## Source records

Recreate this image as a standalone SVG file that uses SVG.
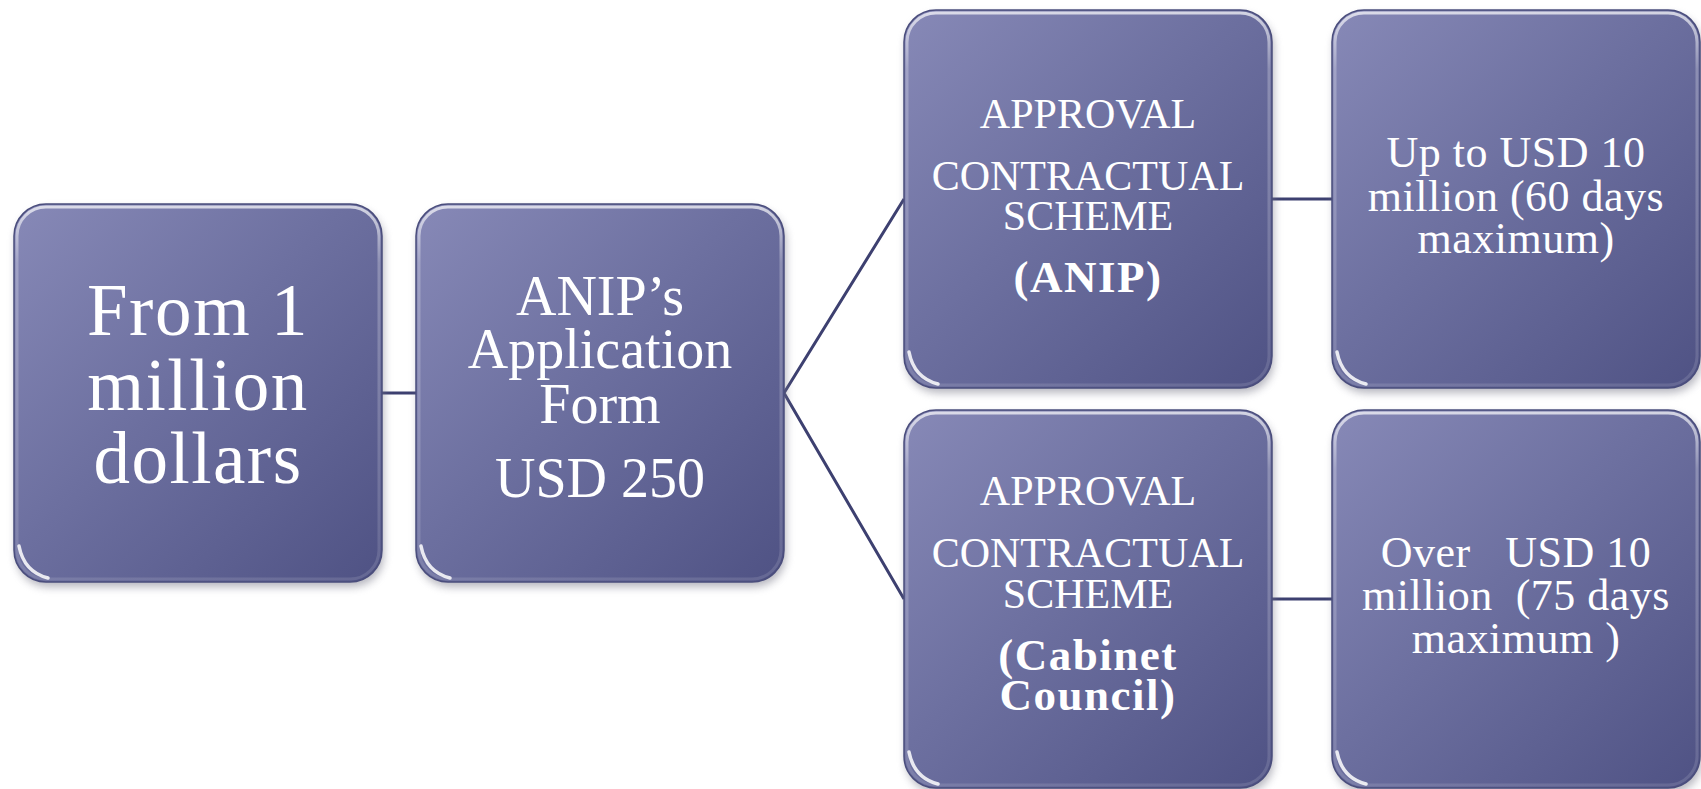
<svg xmlns="http://www.w3.org/2000/svg" xmlns:xlink="http://www.w3.org/1999/xlink" width="1701" height="789" viewBox="0 0 1701 789">
<style>
  text { font-family: "Liberation Serif", "Times New Roman", serif; fill: #ffffff; text-anchor: middle; white-space: pre; }
  .t1 { font-size: 73px; letter-spacing: 1.5px; }
  .t2 { font-size: 56px; }
  .t3 { font-size: 42px; }
  .tb { font-size: 45px; font-weight: bold; letter-spacing: 1.5px; }
  .t4 { font-size: 44px; letter-spacing: 0.5px; }
  .conn { stroke: #3d4070; stroke-width: 3; fill: none; }
</style>
<defs>
  <linearGradient id="fillGrad" x1="0" y1="0" x2="1" y2="1">
    <stop offset="0" stop-color="#8789b7"/>
    <stop offset="0.45" stop-color="#6d70a0"/>
    <stop offset="1" stop-color="#4f5284"/>
  </linearGradient>
  <linearGradient id="rimGrad" x1="0" y1="0" x2="0" y2="1">
    <stop offset="0" stop-color="#ffffff" stop-opacity="0.7"/>
    <stop offset="0.15" stop-color="#ffffff" stop-opacity="0.25"/>
    <stop offset="1" stop-color="#ffffff" stop-opacity="0.12"/>
  </linearGradient>
  <filter id="shadow" x="-10%" y="-10%" width="120%" height="120%">
    <feGaussianBlur stdDeviation="4"/>
  </filter>
  <g id="box">
    <rect x="2" y="5" width="368" height="378" rx="32" fill="#7a7a8a" opacity="0.55" filter="url(#shadow)"/>
    <rect x="0" y="0" width="368" height="378" rx="32" fill="url(#fillGrad)" stroke="#4a4d7c" stroke-width="1.5"/>
    <rect x="3" y="3" width="362" height="372" rx="29" fill="none" stroke="url(#rimGrad)" stroke-width="3"/>
    <path d="M5,342 Q10,368 34,374" fill="none" stroke="#ffffff" stroke-opacity="0.85" stroke-width="3.5" stroke-linecap="round"/>
  </g>
</defs>

<g id="connectors">
  <line class="conn" x1="382" y1="393" x2="416" y2="393"/>
  <path class="conn" d="M904,199 L784,393 L904,599"/>
  <line class="conn" x1="1272" y1="199" x2="1332" y2="199"/>
  <line class="conn" x1="1272" y1="599" x2="1332" y2="599"/>
</g>

<g id="node-from-1-million">
  <use xlink:href="#box" href="#box" x="14" y="204"/>
  <text class="t1" x="198" y="335">From 1</text>
  <text class="t1" x="198" y="410">million</text>
  <text class="t1" x="198" y="483">dollars</text>
</g>

<g id="node-application-form">
  <use xlink:href="#box" href="#box" x="416" y="204"/>
  <text class="t2" x="600" y="315">ANIP’s</text>
  <text class="t2" x="600" y="368">Application</text>
  <text class="t2" x="600" y="423">Form</text>
  <text class="t2" x="600" y="497">USD 250</text>
</g>

<g id="node-approval-anip">
  <use xlink:href="#box" href="#box" x="904" y="10"/>
  <text class="t3" x="1088" y="128">APPROVAL</text>
  <text class="t3" x="1088" y="190">CONTRACTUAL</text>
  <text class="t3" x="1088" y="230">SCHEME</text>
  <text class="tb" x="1088" y="292">(ANIP)</text>
</g>

<g id="node-up-to-10m">
  <use xlink:href="#box" href="#box" x="1332" y="10"/>
  <text class="t4" x="1516" y="167">Up to USD 10</text>
  <text class="t4" x="1516" y="211">million (60 days</text>
  <text class="t4" x="1516" y="253">maximum)</text>
</g>

<g id="node-approval-cabinet">
  <use xlink:href="#box" href="#box" x="904" y="410"/>
  <text class="t3" x="1088" y="505">APPROVAL</text>
  <text class="t3" x="1088" y="567">CONTRACTUAL</text>
  <text class="t3" x="1088" y="608">SCHEME</text>
  <text class="tb" x="1088" y="670">(Cabinet</text>
  <text class="tb" x="1088" y="710">Council)</text>
</g>

<g id="node-over-10m">
  <use xlink:href="#box" href="#box" x="1332" y="410"/>
  <text class="t4" x="1516" y="567">Over   USD 10</text>
  <text class="t4" x="1516" y="610">million  (75 days</text>
  <text class="t4" x="1516" y="653">maximum )</text>
</g>
</svg>
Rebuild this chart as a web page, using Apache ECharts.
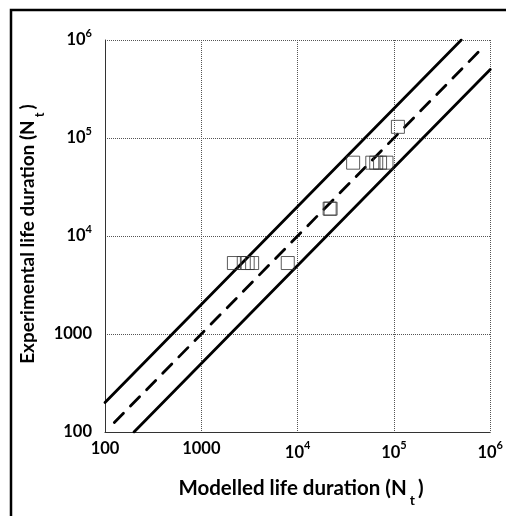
<!DOCTYPE html>
<html>
<head>
<meta charset="utf-8">
<style>
html,body{margin:0;padding:0;background:#fff;}
#chart{width:506px;height:516px;}
</style>
<script src="https://cdn.jsdelivr.net/npm/echarts@6/dist/echarts.min.js"></script>
</head>
<body>
<div id="chart"></div>
<script>
// Tick values for both log axes
var tickValues = [100, 1000, 10000, 100000, 1000000];

// Experimental data: modelled life (x) vs experimental life (y)
var modelled = [2180, 2760, 3030, 3370, 7900, 21500, 22000, 37700, 59600, 65500, 71800, 83700, 110000];
var experimental = [5300, 5300, 5300, 5300, 5300, 19000, 19000, 56000, 56000, 56000, 56000, 56000, 130000];

// Reference lines
var equalX = [125, 800000];
var equalY = [125, 800000];
var upperX = [100, 500000];
var upperY = [200, 1000000];
var lowerX = [200, 1000000];
var lowerY = [100, 500000];

// Axis titles
var xTitle = 'Modelled life duration (N{sub|t})';
var yTitle = 'Experimental life duration (N{sub|t})';

function pairs(a, b) { return a.map(function (v, i) { return [v, b[i]]; }); }

var FONT = 'Lato';
function fmt(v) {
  var e = Math.round(Math.log10(v));
  if (e >= 4) return '10{sup|' + e + '}';
  return String(Math.round(v));
}
var labelRich = {
  sup: { fontFamily: FONT, fontWeight: 'bold', fontSize: 11, color: '#000', padding: [0, 0, 14, 0] }
};
function subRich(size) {
  return { sub: { fontFamily: FONT, fontWeight: 'bold', fontSize: size, fill: '#000', padding: [24, 3, 0, 3] } };
}

var chart = echarts.init(document.getElementById('chart'), null, { renderer: 'canvas' });
chart.setOption({
  animation: false,
  backgroundColor: '#fff',
  graphic: [
    {
      type: 'rect', silent: true, z: 100,
      shape: { x: 11, y: 10, width: 520, height: 530 },
      style: { fill: 'none', stroke: '#000', lineWidth: 2.5 }
    },
    {
      type: 'text', silent: true, x: 301, y: 488,
      style: {
        text: xTitle, fontFamily: FONT, fontWeight: 'bold', fontSize: 20.5, fill: '#000',
        align: 'center', verticalAlign: 'middle', rich: subRich(14)
      }
    },
    {
      type: 'text', silent: true, x: 28, y: 234, rotation: Math.PI / 2,
      style: {
        text: yTitle, fontFamily: FONT, fontWeight: 'bold', fontSize: 19, fill: '#000',
        align: 'center', verticalAlign: 'middle', rich: subRich(13)
      }
    }
  ],
  grid: { left: 105, top: 40, right: 8, bottom: 84 },
  xAxis: {
    type: 'log', logBase: 10, min: 100, max: 1000000,
    axisLine: { show: true, lineStyle: { color: '#333', width: 1 } },
    axisTick: { show: false },
    axisLabel: { fontFamily: FONT, fontWeight: 'bold', fontSize: 16.5, color: '#000', margin: 8, formatter: fmt, rich: labelRich },
    splitLine: { show: true, lineStyle: { color: '#555', type: 'dotted', width: 1 } },
    minorTick: { show: false }
  },
  yAxis: {
    type: 'log', logBase: 10, min: 100, max: 1000000,
    axisLine: { show: true, lineStyle: { color: '#333', width: 1 } },
    axisTick: { show: false },
    axisLabel: { fontFamily: FONT, fontWeight: 'bold', fontSize: 16.5, color: '#000', margin: 13, formatter: fmt, rich: labelRich },
    splitLine: { show: true, lineStyle: { color: '#555', type: 'dotted', width: 1 } }
  },
  series: [
    {
      type: 'line', data: pairs(upperX, upperY), symbol: 'none',
      lineStyle: { color: '#000', width: 2.8, cap: 'round' }, z: 2
    },
    {
      type: 'line', data: pairs(lowerX, lowerY), symbol: 'none',
      lineStyle: { color: '#000', width: 2.8, cap: 'round' }, z: 2
    },
    {
      type: 'line', data: pairs(equalX, equalY), symbol: 'none',
      lineStyle: { color: '#000', width: 2.8, type: [13, 10], cap: 'round' }, z: 2
    },
    {
      type: 'scatter', data: pairs(modelled, experimental), symbol: 'rect', symbolSize: 13,
      itemStyle: { color: 'rgba(255,255,255,0)', borderColor: '#333', borderWidth: 1 }, z: 3
    }
  ]
});
</script>
</body>
</html>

## Stated task
Look for "this" and pull out every line that has it.

## Full solution
Recreate this image as a standalone SVG file that uses SVG.
Rebuild this chart as a web page, using Apache ECharts.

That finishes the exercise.